I am always amazed at how much I draw upon from my childhood when I sit down to create a landscape.

I started painting in my 40’s and had shied away from even taking art classes. You see, I failed elementary art class because I didn’t adhere strictly to the teacher’s instructions (and drew the tree from underneath rather than the side and other such things). I had a fear then, of exposing a vulnerable piece of my soul to the often-cruel tendencies of teenagers. Instead I channeled my need for self expression through my clothes and from quite a young age a lot of what I created was from the intricate beauty I found in the natural world around me.

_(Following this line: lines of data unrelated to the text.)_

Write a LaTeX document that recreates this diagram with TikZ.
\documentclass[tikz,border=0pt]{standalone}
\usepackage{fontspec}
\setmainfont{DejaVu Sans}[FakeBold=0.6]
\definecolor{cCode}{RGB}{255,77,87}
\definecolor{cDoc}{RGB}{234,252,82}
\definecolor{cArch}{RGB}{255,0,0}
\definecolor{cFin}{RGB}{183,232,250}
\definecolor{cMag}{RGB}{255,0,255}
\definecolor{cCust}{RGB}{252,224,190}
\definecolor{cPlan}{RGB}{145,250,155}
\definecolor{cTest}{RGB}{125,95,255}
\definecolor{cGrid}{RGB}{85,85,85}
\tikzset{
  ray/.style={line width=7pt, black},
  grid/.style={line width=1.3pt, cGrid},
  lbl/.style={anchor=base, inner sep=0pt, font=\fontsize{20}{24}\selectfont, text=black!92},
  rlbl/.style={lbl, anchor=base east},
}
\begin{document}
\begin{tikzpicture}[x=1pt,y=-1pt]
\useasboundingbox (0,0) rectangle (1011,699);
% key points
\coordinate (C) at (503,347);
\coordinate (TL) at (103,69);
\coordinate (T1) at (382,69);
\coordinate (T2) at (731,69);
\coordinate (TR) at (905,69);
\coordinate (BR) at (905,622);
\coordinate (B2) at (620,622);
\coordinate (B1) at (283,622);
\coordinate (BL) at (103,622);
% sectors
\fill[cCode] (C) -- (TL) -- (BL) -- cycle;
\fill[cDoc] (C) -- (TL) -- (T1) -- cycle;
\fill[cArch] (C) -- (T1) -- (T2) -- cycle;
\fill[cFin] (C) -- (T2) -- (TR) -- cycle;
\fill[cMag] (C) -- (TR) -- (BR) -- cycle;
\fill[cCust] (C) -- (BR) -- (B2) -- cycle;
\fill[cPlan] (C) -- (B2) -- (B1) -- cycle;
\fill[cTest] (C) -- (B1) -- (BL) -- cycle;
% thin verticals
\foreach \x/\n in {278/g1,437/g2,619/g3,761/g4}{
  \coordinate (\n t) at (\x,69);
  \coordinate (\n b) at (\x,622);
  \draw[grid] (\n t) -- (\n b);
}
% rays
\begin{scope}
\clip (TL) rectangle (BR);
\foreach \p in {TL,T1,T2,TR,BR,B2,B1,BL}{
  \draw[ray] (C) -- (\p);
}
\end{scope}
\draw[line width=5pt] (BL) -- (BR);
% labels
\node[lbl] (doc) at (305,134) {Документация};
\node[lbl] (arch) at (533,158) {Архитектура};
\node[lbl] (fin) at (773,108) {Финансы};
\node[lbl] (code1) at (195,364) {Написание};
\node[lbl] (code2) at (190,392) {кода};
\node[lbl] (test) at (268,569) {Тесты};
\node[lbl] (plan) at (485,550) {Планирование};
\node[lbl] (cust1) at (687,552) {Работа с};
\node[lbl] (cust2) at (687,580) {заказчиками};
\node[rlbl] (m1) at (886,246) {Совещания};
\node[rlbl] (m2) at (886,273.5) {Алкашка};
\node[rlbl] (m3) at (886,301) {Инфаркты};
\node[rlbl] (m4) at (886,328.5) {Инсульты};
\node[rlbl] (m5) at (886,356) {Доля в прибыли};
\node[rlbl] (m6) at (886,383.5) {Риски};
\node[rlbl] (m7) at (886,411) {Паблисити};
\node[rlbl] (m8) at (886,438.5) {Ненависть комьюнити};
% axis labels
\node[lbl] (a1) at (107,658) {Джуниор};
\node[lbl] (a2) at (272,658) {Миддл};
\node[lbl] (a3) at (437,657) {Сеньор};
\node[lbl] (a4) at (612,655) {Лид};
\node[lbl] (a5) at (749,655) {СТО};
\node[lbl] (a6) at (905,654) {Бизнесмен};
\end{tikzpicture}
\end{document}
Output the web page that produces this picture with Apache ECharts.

I spent my childhood exploring the outdoors, sitting in the fields watching the light around me reflect up into the clouds that hurried by, in contemplating the light and shadow that danced around my feet as I quietly explored the forest floor, and in the studying the constant shift and change in energy and flow when the wind whispered across the landscape before me. Every time that I sit down to create a new painting a flood of memories of smells, of sounds, of colours, gently pool at my fingertips. My brush becomes an extension of all those years that I spent reveling in the magic of it all.

I am so grateful that I wasn’t caught up in the need to paint my world onto canvas when I was younger, because I was able to soak up every bit of wonder without ever worrying about what it’s greater purpose would be.